Requirements: Please print exactly the lines below, from the start of the material up to and including the line with "8.8e-12, 1.65e-12, 2.0e-13];", but none of the pictures.

Data:
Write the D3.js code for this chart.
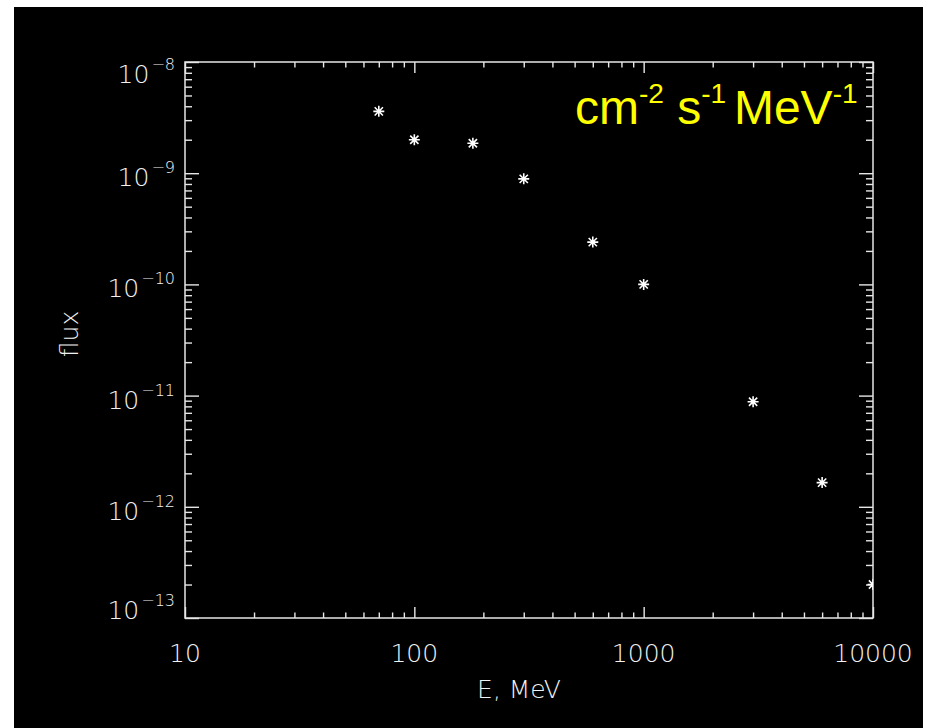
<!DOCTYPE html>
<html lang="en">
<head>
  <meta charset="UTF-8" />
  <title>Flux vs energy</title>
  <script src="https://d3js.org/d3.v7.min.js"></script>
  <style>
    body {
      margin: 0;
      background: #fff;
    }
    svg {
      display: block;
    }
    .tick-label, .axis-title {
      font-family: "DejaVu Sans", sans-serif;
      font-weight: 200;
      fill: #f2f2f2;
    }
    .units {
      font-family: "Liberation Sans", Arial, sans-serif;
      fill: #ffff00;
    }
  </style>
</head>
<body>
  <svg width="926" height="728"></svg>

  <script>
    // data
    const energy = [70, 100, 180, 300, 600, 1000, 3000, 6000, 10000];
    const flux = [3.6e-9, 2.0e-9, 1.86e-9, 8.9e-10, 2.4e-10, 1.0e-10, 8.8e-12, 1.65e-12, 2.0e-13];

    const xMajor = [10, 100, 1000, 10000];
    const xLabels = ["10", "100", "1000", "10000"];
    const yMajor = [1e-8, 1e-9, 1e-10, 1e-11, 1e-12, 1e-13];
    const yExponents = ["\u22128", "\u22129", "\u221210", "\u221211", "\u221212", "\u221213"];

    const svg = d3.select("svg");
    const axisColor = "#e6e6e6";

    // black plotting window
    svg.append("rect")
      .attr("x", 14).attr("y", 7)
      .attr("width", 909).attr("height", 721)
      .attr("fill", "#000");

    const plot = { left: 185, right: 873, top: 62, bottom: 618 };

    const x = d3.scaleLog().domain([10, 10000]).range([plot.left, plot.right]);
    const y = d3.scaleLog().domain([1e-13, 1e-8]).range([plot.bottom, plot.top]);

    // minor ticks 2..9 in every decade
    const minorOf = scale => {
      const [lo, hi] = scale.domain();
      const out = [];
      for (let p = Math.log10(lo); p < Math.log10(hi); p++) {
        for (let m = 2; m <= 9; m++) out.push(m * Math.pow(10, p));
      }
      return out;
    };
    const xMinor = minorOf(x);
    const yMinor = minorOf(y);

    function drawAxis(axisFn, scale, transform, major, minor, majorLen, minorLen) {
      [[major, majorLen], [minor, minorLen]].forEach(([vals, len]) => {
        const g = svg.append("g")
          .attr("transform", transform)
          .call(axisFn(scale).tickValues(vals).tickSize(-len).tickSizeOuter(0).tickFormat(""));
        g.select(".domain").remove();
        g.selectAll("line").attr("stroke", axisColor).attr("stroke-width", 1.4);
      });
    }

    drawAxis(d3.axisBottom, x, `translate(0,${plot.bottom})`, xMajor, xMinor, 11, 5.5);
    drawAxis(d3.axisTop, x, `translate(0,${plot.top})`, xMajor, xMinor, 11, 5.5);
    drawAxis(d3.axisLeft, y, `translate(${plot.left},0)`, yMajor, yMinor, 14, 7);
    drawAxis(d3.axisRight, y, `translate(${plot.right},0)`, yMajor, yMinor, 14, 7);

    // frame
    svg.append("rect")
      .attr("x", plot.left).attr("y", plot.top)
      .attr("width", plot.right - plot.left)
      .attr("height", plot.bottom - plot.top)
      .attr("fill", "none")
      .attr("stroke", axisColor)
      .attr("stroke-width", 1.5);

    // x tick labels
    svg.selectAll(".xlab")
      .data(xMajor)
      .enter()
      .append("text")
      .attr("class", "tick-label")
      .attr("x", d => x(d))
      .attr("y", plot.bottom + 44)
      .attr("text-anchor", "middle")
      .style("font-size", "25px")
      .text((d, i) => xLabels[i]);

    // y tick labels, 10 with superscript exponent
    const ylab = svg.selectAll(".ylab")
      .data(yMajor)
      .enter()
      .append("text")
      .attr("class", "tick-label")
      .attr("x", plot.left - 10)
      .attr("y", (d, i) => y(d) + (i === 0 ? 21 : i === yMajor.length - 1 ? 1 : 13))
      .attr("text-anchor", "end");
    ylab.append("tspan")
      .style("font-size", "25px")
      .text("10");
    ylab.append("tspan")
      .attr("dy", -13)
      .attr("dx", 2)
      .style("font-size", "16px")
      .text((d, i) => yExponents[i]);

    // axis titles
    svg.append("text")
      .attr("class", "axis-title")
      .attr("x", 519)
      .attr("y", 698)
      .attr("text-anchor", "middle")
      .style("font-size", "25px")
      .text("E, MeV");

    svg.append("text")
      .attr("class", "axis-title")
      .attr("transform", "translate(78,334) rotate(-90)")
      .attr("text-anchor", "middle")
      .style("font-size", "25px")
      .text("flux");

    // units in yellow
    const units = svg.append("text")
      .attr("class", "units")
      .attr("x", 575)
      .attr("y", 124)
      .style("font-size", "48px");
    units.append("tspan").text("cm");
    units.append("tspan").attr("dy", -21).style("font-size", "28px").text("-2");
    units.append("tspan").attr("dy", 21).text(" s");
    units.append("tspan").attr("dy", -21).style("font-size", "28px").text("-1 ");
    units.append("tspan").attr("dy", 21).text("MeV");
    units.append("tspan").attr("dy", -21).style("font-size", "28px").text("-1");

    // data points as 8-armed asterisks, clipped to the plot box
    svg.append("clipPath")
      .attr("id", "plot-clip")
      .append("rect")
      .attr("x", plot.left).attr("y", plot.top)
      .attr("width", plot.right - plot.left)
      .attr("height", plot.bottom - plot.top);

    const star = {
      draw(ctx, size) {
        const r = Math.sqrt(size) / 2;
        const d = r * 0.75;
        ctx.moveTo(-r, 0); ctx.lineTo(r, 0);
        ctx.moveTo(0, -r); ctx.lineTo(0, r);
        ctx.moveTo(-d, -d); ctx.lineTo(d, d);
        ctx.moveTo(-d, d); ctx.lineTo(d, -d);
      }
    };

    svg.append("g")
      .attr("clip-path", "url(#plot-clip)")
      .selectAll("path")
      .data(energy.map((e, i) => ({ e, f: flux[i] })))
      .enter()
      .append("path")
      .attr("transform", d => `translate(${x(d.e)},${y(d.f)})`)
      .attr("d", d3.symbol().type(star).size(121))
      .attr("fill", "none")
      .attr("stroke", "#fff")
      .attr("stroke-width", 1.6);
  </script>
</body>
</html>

The completed task:
Write the D3.js code for this chart.
<!DOCTYPE html>
<html lang="en">
<head>
  <meta charset="UTF-8" />
  <title>Flux vs energy</title>
  <script src="https://d3js.org/d3.v7.min.js"></script>
  <style>
    body {
      margin: 0;
      background: #fff;
    }
    svg {
      display: block;
    }
    .tick-label, .axis-title {
      font-family: "DejaVu Sans", sans-serif;
      font-weight: 200;
      fill: #f2f2f2;
    }
    .units {
      font-family: "Liberation Sans", Arial, sans-serif;
      fill: #ffff00;
    }
  </style>
</head>
<body>
  <svg width="926" height="728"></svg>

  <script>
    // data
    const energy = [70, 100, 180, 300, 600, 1000, 3000, 6000, 10000];
    const flux = [3.6e-9, 2.0e-9, 1.86e-9, 8.9e-10, 2.4e-10, 1.0e-10, 8.8e-12, 1.65e-12, 2.0e-13];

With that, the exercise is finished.